As National Geographic reported from Cape Canaveral on Tuesday, the Falcon Heavy launch is a milestone for private companies' journey into space. At peak performance, the massive rocket can lift 141,000 pounds—equal to the weight of two adult sperm whales—into low-Earth orbit. Only NASA's Saturn V rocket, which carried astronauts to the moon, has lifted more that high.

But as Musk emphasized before and after the launch, success was hardly a given. SpaceX announced its intention to build the Falcon Heavy in 2011, crafting it as a vehicle essentially made out of three combined Falcon 9s, the company's currently most-used rocket. At the time, Musk thought that the Falcon Heavy would launch in 2013, but the project promptly entered years of development hell.



To make the Falcon Heavy work, SpaceX had to redesign the center booster completely, rework the control systems, and upgrade the fins that the reusable first stages use to steer so they can land back on Earth.

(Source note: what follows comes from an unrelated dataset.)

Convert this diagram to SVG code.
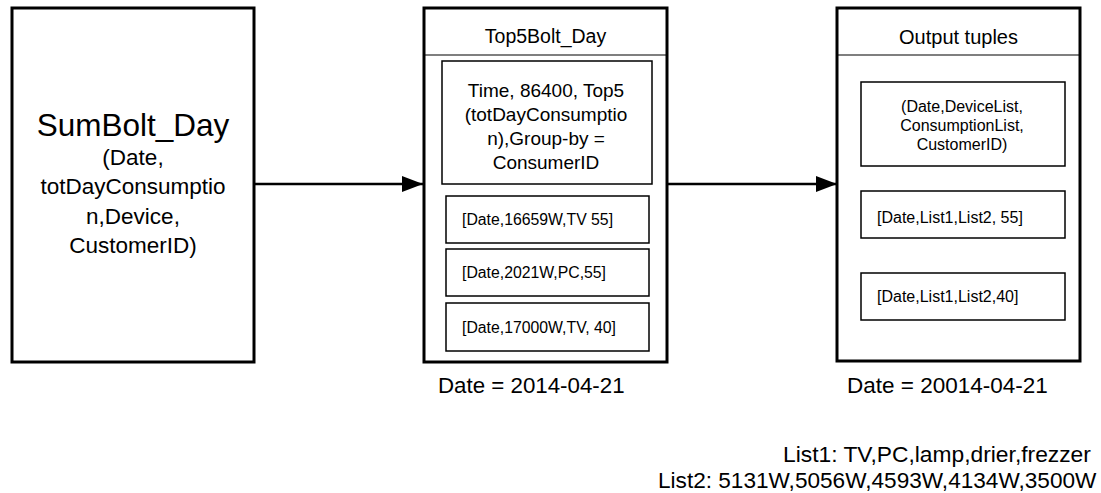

“We tried to cancel the Falcon Heavy program three times at SpaceX, because it [was] way harder than we thought," said Musk in a press briefing after the launch.



Now that the Falcon Heavy has succesfully flown, still more work remains to refine the awesome rocket and develop its next successor, the so-called BFR booster and spaceship that he hopes will one day be bound for Mars. But above all, Musk's takeaway from the test flight was that he and his roughly 7,000 employees had pulled off something extraordinary.


“Crazy things can come true,” he said. “When I see a rocket lift off, I see a thousand things that could not work, and it's amazing when they do.”